* _Task_:
Retype the records below from their first line through the line holding "fig.patch.set_facecolor('white')", including both ends and no pictures.
==== Material provided ====
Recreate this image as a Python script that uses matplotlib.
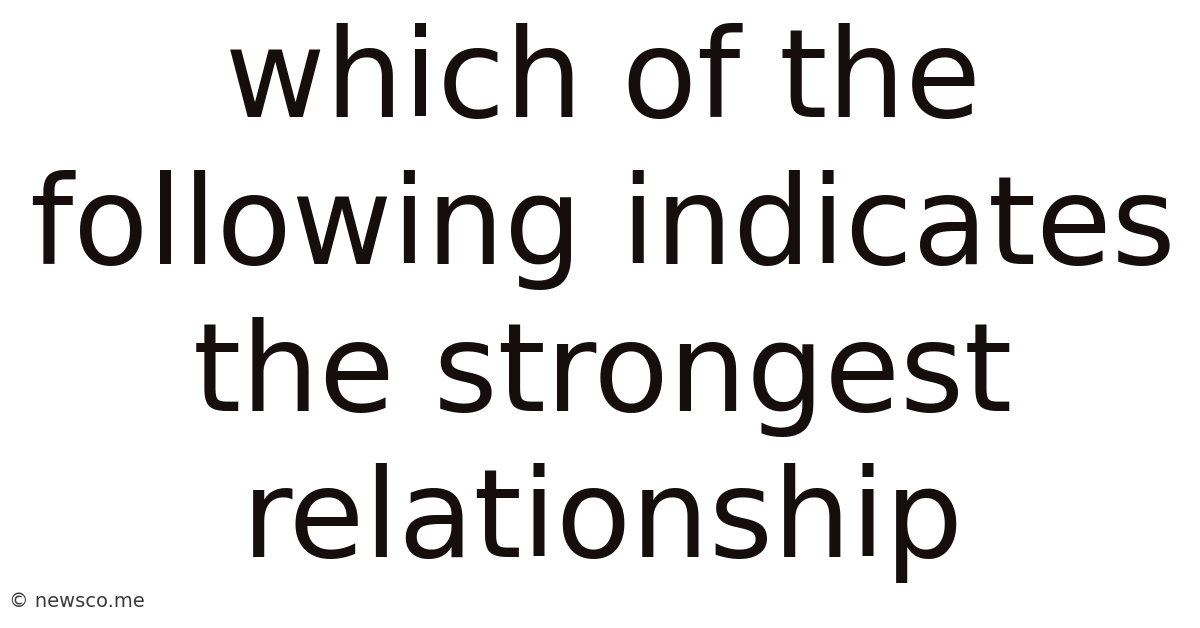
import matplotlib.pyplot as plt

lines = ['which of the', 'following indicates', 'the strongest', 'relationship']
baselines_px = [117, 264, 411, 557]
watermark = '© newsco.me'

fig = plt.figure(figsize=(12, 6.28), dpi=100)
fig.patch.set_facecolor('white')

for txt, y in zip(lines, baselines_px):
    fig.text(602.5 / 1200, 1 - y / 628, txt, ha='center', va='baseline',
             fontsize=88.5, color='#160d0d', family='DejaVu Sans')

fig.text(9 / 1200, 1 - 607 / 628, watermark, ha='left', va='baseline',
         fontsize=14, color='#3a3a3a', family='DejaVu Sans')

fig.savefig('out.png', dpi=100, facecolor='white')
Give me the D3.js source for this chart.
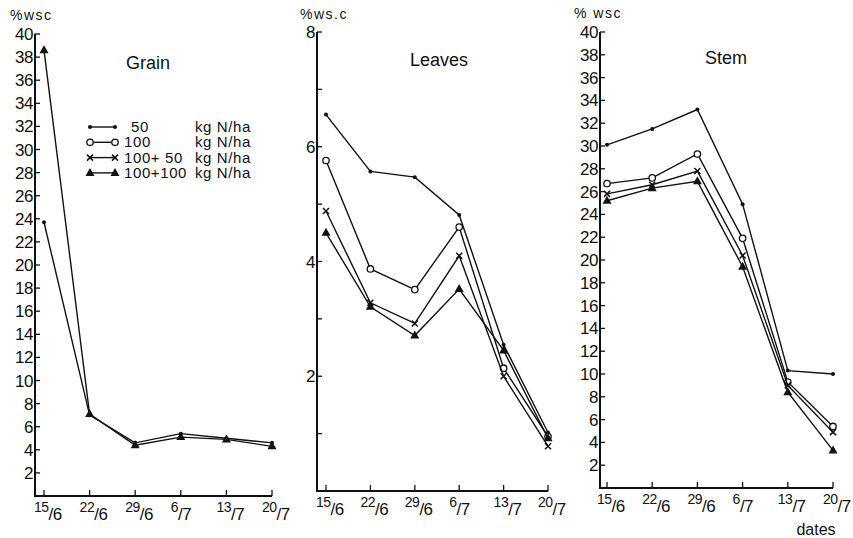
====
* _In response_:
Recreate this image as a Python script that uses matplotlib.
import matplotlib.pyplot as plt

lines = ['which of the', 'following indicates', 'the strongest', 'relationship']
baselines_px = [117, 264, 411, 557]
watermark = '© newsco.me'

fig = plt.figure(figsize=(12, 6.28), dpi=100)
fig.patch.set_facecolor('white')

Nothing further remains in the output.